* begin Data provided *

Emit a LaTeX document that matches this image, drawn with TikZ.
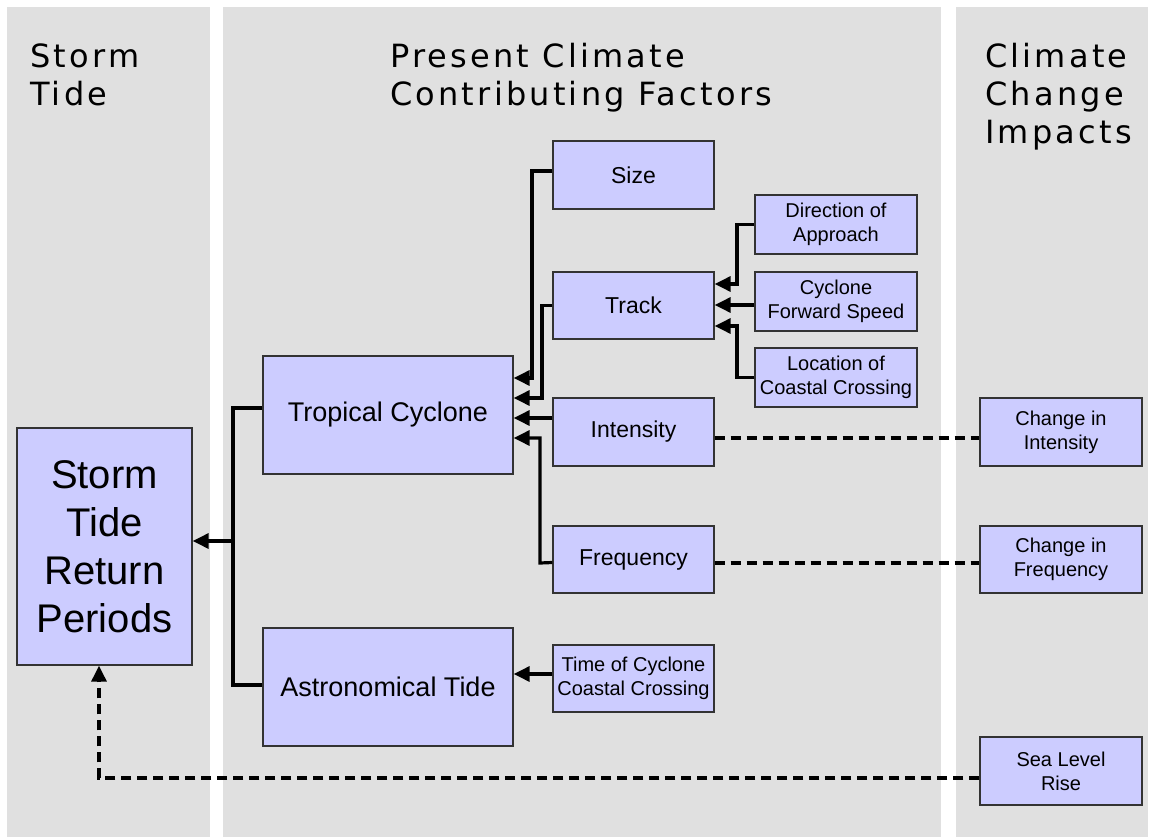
\documentclass[tikz,border=0pt]{standalone}
\usepackage{fontspec}
\setmainfont{Liberation Sans}
\newfontfamily\titlefont[LetterSpace=10]{DejaVu Sans}
\usetikzlibrary{arrows.meta}
\definecolor{panel}{RGB}{224,224,224}
\definecolor{boxfill}{RGB}{204,204,255}
\definecolor{boxline}{RGB}{51,51,51}
\begin{document}
\begin{tikzpicture}[x=1pt,y=-1pt,
  box/.style={draw=boxline,line width=1.3pt,fill=boxfill,inner sep=0pt,align=center,text=black},
  midbox/.style={box,minimum width=161pt,minimum height=67pt,font=\fontsize{23}{27}\selectfont},
  bigbox/.style={box,minimum width=250pt,minimum height=118pt,font=\fontsize{27}{31}\selectfont},
  smallbox/.style={box,minimum width=162pt,minimum height=59pt,font=\fontsize{20}{24}\selectfont},
  impbox/.style={box,minimum width=162pt,minimum height=68pt,font=\fontsize{20}{24}\selectfont},
  title/.style={anchor=base west,inner sep=0pt,align=left,font=\titlefont\fontsize{32}{38}\selectfont},
  conn/.style={line width=3.2pt,black},
  arr/.style={conn,-{Triangle[length=16pt,width=15pt]}},
  dashconn/.style={line width=3.2pt,black,dash pattern=on 10pt off 6pt}
]
\useasboundingbox (0,0) rectangle (1154,837);
\fill[white] (0,0) rectangle (1154,837);
\fill[panel] (7,7) rectangle (210,837);
\fill[panel] (223,7) rectangle (941,837);
\fill[panel] (956,7) rectangle (1148,837);

\node[title] (t1) at (30,106) {Storm\\Tide};
\node[title] (t2) at (390,106) {Present Climate\\Contributing Factors};
\node[title] (t3) at (985,144) {Climate\\Change\\Impacts};

\node[box,minimum width=175pt,minimum height=237pt,font=\fontsize{40}{48}\selectfont] (strp) at (104.5,546.5) {Storm\\Tide\\Return\\Periods};
\node[bigbox] (tc) at (388,415) {Tropical Cyclone};
\node[bigbox] (at) at (388,687) {Astronomical Tide};
\node[midbox,minimum height=68pt] (size) at (633.5,175) {Size};
\node[midbox] (track) at (633.5,305.5) {Track};
\node[midbox,minimum height=68pt] (intensity) at (633.5,432) {Intensity};
\node[midbox] (frequency) at (633.5,559.5) {Frequency};
\node[midbox,font=\fontsize{20}{24}\selectfont] (timecc) at (633.5,678.5) {Time of Cyclone\\Coastal Crossing};
\node[smallbox] (doa) at (836,224.5) {Direction of\\Approach};
\node[smallbox] (cfs) at (836,301.5) {Cyclone\\Forward Speed};
\node[smallbox] (locc) at (836,377.5) {Location of\\Coastal Crossing};
\node[impbox] (ci) at (1061,432) {Change in\\Intensity};
\node[impbox,minimum height=67pt] (cf) at (1061,559.5) {Change in\\Frequency};
\node[impbox] (slr) at (1061,771) {Sea Level\\Rise};

% connectors into Tropical Cyclone
\draw[arr] ([yshift=4pt]size.west) -- (532,171) -- (532,378) -- (tc.east |- 0,378);
\draw[arr] (track.west) -- (542,305.5) -- (542,398) -- (tc.east |- 0,398);
\draw[arr] (intensity.west |- 0,418) -- (tc.east |- 0,418);
\draw[arr] ([yshift=-3pt]frequency.west) -- (540,563) -- (540,438) -- (tc.east |- 0,438);
% connectors into Track
\draw[arr] (doa.west) -- (737,224.5) -- (737,284) -- (track.east |- 0,284);
\draw[arr] (cfs.west |- 0,305) -- (track.east |- 0,305);
\draw[arr] (locc.west) -- (737,377.5) -- (737,326) -- (track.east |- 0,326);
% into Astronomical Tide
\draw[arr] (timecc.west |- 0,674) -- (at.east |- 0,674);
% into Storm Tide Return Periods
\draw[conn] (tc.west |- 0,408) -- (233,408) -- (233,685) -- (at.west |- 0,685);
\coordinate (j) at (233,541);
\draw[arr] (j) -- (strp.east |- j);
% climate change impacts
\draw[dashconn] (intensity.east |- 0,438) -- (ci.west |- 0,438);
\draw[dashconn] (frequency.east |- 0,563) -- (cf.west |- 0,563);
\draw[dashconn,-{Triangle[length=16pt,width=15pt]}] (slr.west |- 0,778) -- (99,778) -- (strp.south -| 99,0);
\end{tikzpicture}
\end{document}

* end Data provided *

Given instruction>
Copy each line exactly, and leave the pictures out of your copy.

Finished answer>
Emit a LaTeX document that matches this image, drawn with TikZ.
\documentclass[tikz,border=0pt]{standalone}
\usepackage{fontspec}
\setmainfont{Liberation Sans}
\newfontfamily\titlefont[LetterSpace=10]{DejaVu Sans}
\usetikzlibrary{arrows.meta}
\definecolor{panel}{RGB}{224,224,224}
\definecolor{boxfill}{RGB}{204,204,255}
\definecolor{boxline}{RGB}{51,51,51}
\begin{document}
\begin{tikzpicture}[x=1pt,y=-1pt,
  box/.style={draw=boxline,line width=1.3pt,fill=boxfill,inner sep=0pt,align=center,text=black},
  midbox/.style={box,minimum width=161pt,minimum height=67pt,font=\fontsize{23}{27}\selectfont},
  bigbox/.style={box,minimum width=250pt,minimum height=118pt,font=\fontsize{27}{31}\selectfont},
  smallbox/.style={box,minimum width=162pt,minimum height=59pt,font=\fontsize{20}{24}\selectfont},
  impbox/.style={box,minimum width=162pt,minimum height=68pt,font=\fontsize{20}{24}\selectfont},
  title/.style={anchor=base west,inner sep=0pt,align=left,font=\titlefont\fontsize{32}{38}\selectfont},
  conn/.style={line width=3.2pt,black},
  arr/.style={conn,-{Triangle[length=16pt,width=15pt]}},
  dashconn/.style={line width=3.2pt,black,dash pattern=on 10pt off 6pt}
]
\useasboundingbox (0,0) rectangle (1154,837);
\fill[white] (0,0) rectangle (1154,837);
\fill[panel] (7,7) rectangle (210,837);
\fill[panel] (223,7) rectangle (941,837);
\fill[panel] (956,7) rectangle (1148,837);

\node[title] (t1) at (30,106) {Storm\\Tide};
\node[title] (t2) at (390,106) {Present Climate\\Contributing Factors};
\node[title] (t3) at (985,144) {Climate\\Change\\Impacts};

\node[box,minimum width=175pt,minimum height=237pt,font=\fontsize{40}{48}\selectfont] (strp) at (104.5,546.5) {Storm\\Tide\\Return\\Periods};
\node[bigbox] (tc) at (388,415) {Tropical Cyclone};
\node[bigbox] (at) at (388,687) {Astronomical Tide};
\node[midbox,minimum height=68pt] (size) at (633.5,175) {Size};
\node[midbox] (track) at (633.5,305.5) {Track};
\node[midbox,minimum height=68pt] (intensity) at (633.5,432) {Intensity};
\node[midbox] (frequency) at (633.5,559.5) {Frequency};
\node[midbox,font=\fontsize{20}{24}\selectfont] (timecc) at (633.5,678.5) {Time of Cyclone\\Coastal Crossing};
\node[smallbox] (doa) at (836,224.5) {Direction of\\Approach};
\node[smallbox] (cfs) at (836,301.5) {Cyclone\\Forward Speed};
\node[smallbox] (locc) at (836,377.5) {Location of\\Coastal Crossing};
\node[impbox] (ci) at (1061,432) {Change in\\Intensity};
\node[impbox,minimum height=67pt] (cf) at (1061,559.5) {Change in\\Frequency};
\node[impbox] (slr) at (1061,771) {Sea Level\\Rise};

% connectors into Tropical Cyclone
\draw[arr] ([yshift=4pt]size.west) -- (532,171) -- (532,378) -- (tc.east |- 0,378);
\draw[arr] (track.west) -- (542,305.5) -- (542,398) -- (tc.east |- 0,398);
\draw[arr] (intensity.west |- 0,418) -- (tc.east |- 0,418);
\draw[arr] ([yshift=-3pt]frequency.west) -- (540,563) -- (540,438) -- (tc.east |- 0,438);
% connectors into Track
\draw[arr] (doa.west) -- (737,224.5) -- (737,284) -- (track.east |- 0,284);
\draw[arr] (cfs.west |- 0,305) -- (track.east |- 0,305);
\draw[arr] (locc.west) -- (737,377.5) -- (737,326) -- (track.east |- 0,326);
% into Astronomical Tide
\draw[arr] (timecc.west |- 0,674) -- (at.east |- 0,674);
% into Storm Tide Return Periods
\draw[conn] (tc.west |- 0,408) -- (233,408) -- (233,685) -- (at.west |- 0,685);
\coordinate (j) at (233,541);
\draw[arr] (j) -- (strp.east |- j);
% climate change impacts
\draw[dashconn] (intensity.east |- 0,438) -- (ci.west |- 0,438);
\draw[dashconn] (frequency.east |- 0,563) -- (cf.west |- 0,563);
\draw[dashconn,-{Triangle[length=16pt,width=15pt]}] (slr.west |- 0,778) -- (99,778) -- (strp.south -| 99,0);
\end{tikzpicture}
\end{document}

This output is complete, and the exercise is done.